The University of the Philippines sought her out to join the faculty of its Music department. She was considered as one of its top teachers although many a student would come out of her room in tears. To augment her income, she accepted an offer to teach at the International School where she taught music and directed a choir composed of students in grades 5 and 6. Inevitably the kids were terrified of her. Years later, grown up alumni would laughingly recall how a few of them couldn’t help peeing in their pants on their way to the Music Room. But they mostly agreed that the Elementary School Choir never ever sang as well as when she was the director.

Auntie Olga played a crucial role in some of the turning points in my life. On my senior year she sat me down to talk about my “future.” She said she had taught me everything she knew, and wished that I would go and find another teacher who could further develop and expand my piano technique, preferably, she added, a teacher in Europe.

Auntie Olga’s wish for me came true, as I did leave for Vienna, Austria to pursue further studies with an eminent piano professor. However, an ardent and persistent suitor broke down my resolve to pursue a serious career as a fulltime concert pianist. I received almost daily airmails and operator assisted long-distance calls—this was the time when iPhones, computers, and such were still ideas germinating in some geniuses’ brains. After a bit more than a year, I came back to Manila. Four months later, I got married.

Carminda de Leon-Regala with son and daughters and late husband Teddy who passed away two years ago

I had invited Auntie Olga to my wedding. I caught sight of her at the church ceremony, but she stayed away at a distance and did not attend the reception. When she finally agreed to talk to me, she admitted her deep disappointment over my interrupted studies. She finally came to terms with the reality that I had chosen having a family over a concert career. She readily accepted my invitations for her to visit me and my family at home, especially when I told her that I would cook her favorite Pork and Chicken afritada.

After her retirement from teaching at the university and International school she moved to a small bungalow in one of the villages in Paranaque, living alone with a maid and her two beloved canine pets who, she swore, could also play the piano.

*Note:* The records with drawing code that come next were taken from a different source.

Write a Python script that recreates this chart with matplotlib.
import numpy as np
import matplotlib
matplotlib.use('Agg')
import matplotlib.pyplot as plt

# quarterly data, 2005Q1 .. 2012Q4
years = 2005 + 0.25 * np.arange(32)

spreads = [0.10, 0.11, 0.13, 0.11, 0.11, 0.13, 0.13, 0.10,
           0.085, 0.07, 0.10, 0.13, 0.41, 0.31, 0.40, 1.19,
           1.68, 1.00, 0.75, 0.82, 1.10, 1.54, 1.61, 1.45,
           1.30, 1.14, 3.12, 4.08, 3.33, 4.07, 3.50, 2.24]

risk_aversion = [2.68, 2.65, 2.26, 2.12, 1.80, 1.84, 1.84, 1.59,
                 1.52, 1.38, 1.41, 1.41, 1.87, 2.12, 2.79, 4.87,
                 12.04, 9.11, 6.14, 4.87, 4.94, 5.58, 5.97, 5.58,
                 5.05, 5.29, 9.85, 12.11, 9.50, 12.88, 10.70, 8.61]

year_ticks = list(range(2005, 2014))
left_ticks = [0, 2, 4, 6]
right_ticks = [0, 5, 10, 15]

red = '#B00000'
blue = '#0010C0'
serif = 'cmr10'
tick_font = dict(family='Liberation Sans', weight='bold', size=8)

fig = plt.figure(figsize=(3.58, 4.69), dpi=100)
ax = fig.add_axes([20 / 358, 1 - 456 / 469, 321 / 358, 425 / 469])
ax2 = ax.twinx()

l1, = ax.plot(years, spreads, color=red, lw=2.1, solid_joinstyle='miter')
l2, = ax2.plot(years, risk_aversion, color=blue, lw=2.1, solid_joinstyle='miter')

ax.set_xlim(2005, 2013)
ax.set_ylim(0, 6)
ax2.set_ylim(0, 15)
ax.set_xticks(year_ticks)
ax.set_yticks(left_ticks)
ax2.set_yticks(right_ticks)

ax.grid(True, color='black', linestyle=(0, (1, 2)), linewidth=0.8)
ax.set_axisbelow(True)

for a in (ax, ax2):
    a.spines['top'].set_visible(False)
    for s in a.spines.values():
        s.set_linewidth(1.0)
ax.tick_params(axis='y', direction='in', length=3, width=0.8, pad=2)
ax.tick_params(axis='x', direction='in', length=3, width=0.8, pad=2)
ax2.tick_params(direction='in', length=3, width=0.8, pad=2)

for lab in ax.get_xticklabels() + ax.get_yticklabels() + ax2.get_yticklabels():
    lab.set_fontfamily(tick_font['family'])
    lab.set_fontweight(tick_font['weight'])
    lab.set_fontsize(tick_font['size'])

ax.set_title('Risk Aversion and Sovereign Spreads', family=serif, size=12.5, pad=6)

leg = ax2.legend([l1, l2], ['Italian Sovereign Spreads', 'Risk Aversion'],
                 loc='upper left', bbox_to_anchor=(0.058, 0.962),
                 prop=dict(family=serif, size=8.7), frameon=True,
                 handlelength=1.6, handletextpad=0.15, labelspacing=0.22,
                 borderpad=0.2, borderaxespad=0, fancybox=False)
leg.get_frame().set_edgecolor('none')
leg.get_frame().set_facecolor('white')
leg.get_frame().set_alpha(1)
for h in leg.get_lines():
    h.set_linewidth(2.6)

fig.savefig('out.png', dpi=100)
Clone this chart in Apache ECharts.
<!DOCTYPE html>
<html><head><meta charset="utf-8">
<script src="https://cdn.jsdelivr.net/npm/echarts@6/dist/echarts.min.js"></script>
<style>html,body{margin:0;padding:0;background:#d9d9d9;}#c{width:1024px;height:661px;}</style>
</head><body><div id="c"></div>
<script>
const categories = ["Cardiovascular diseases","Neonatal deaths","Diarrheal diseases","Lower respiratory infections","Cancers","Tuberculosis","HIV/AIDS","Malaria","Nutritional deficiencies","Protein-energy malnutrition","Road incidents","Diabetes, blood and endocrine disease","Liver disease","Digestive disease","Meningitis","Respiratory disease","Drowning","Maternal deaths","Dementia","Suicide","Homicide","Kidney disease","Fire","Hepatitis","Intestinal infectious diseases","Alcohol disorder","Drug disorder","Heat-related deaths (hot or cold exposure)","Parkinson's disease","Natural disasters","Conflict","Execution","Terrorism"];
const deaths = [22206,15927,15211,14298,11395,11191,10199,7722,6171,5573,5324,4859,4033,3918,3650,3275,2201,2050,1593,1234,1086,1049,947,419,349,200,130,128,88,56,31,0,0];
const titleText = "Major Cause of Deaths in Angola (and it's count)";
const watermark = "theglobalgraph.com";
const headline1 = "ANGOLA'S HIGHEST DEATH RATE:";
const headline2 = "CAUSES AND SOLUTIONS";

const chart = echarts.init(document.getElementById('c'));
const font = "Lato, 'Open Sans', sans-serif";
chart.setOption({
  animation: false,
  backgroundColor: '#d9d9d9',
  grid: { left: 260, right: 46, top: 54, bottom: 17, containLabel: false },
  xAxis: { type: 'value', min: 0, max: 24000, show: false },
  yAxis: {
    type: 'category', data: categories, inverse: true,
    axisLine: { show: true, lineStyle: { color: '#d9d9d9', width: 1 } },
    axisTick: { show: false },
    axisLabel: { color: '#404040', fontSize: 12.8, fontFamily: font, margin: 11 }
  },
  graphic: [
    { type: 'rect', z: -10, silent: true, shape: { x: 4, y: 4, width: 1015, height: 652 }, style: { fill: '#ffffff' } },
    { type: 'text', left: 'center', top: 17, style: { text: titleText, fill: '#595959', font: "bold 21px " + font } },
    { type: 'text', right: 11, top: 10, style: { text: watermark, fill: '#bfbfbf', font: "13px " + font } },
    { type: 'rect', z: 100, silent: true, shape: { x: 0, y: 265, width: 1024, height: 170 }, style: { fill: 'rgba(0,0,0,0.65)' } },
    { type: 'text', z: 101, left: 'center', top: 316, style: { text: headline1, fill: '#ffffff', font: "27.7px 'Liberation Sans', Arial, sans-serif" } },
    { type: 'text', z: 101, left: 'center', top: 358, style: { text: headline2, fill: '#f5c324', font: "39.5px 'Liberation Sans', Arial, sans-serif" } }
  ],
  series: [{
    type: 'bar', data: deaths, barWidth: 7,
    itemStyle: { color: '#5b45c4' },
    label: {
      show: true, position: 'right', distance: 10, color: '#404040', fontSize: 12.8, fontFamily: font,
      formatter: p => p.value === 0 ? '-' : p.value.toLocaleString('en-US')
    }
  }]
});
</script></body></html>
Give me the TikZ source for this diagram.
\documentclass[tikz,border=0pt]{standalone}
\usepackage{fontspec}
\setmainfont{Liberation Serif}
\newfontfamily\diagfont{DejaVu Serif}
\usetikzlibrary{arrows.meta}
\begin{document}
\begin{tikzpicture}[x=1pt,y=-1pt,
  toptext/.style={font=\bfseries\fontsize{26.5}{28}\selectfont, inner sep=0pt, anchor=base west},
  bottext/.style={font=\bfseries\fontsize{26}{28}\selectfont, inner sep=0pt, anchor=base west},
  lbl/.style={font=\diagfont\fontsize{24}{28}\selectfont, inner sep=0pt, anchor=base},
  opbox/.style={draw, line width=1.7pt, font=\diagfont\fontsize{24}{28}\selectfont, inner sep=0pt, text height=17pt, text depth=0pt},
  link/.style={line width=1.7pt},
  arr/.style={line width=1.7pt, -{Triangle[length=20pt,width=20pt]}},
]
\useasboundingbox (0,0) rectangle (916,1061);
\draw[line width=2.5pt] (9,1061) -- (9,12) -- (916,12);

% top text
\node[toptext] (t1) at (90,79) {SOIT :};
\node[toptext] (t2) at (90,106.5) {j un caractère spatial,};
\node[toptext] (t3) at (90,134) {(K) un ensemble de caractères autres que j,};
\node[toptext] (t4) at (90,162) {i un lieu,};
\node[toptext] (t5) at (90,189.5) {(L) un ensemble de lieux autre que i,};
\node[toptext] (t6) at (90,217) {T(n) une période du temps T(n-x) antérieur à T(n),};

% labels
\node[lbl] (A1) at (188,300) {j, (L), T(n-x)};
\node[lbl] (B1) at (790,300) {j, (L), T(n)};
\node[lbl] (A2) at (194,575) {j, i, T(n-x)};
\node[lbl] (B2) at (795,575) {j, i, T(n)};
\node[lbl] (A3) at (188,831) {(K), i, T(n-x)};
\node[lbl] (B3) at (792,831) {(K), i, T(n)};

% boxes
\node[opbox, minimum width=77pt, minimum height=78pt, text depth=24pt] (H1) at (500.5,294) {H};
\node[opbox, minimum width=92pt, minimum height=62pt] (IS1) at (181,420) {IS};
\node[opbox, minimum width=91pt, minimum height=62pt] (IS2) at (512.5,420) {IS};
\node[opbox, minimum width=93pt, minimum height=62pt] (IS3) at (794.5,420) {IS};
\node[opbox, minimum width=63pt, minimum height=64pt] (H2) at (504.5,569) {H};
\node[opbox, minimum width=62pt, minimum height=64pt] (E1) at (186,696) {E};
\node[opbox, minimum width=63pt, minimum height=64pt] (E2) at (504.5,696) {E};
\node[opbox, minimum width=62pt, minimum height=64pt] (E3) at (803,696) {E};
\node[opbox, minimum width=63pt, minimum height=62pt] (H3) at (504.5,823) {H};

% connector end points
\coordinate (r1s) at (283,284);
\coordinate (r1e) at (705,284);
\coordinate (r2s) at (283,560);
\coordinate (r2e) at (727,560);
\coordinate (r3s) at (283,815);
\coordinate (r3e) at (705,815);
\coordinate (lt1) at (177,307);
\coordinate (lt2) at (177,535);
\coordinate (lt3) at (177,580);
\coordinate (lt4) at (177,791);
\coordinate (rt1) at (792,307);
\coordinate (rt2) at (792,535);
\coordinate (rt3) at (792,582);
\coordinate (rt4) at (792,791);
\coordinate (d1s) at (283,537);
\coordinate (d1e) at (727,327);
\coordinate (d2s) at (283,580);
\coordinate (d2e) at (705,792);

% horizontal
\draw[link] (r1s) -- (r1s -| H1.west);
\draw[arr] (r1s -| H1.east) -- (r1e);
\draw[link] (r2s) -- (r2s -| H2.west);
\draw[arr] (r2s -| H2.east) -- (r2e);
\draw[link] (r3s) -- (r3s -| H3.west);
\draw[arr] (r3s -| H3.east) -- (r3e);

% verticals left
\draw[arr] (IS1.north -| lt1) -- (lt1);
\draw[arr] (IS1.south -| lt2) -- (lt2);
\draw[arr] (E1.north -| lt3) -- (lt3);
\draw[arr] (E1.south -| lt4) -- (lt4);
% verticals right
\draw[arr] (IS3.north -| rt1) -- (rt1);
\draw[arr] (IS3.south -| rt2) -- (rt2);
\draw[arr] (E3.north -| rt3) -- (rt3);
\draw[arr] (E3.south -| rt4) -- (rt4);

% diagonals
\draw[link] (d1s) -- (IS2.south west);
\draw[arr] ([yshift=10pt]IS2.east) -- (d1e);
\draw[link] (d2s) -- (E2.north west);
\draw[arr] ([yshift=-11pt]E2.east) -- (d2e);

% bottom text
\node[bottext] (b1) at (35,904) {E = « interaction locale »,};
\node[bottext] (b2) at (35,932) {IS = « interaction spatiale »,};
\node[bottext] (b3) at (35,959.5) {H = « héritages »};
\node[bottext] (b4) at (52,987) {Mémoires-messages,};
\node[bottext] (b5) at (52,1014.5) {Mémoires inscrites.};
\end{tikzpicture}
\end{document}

Her son had left after finishing high school to join his father abroad, never to come back to visit. She kept accepting students, going to their homes to give private lessons, often walking, or taking public transportation. She forged on, although I could see that her age had caught up with her.

I got a call one day. It was her maid. Auntie Olga had suffered a stroke while walking back home from her student’s house in the heat of the noonday sun. “Please come. There’s no one here but me,” the maid frantically pleaded.

I found Auntie Olga sprawled on a bed, alone, in an ante room of the emergency ward of a hospital. When she heard my voice, she opened her eyes but she could not focus, her eyes uncontrollably darting in every direction.

She tried to speak, but could only make grunting sounds. I stayed there with her, mute with grief, as my thoughts flashed back through the years when this once proud, vivacious, brilliant pianist from a faraway land became not only my mentor and friend but also became my model of a woman of extraordinary grit, courage, and strength of character.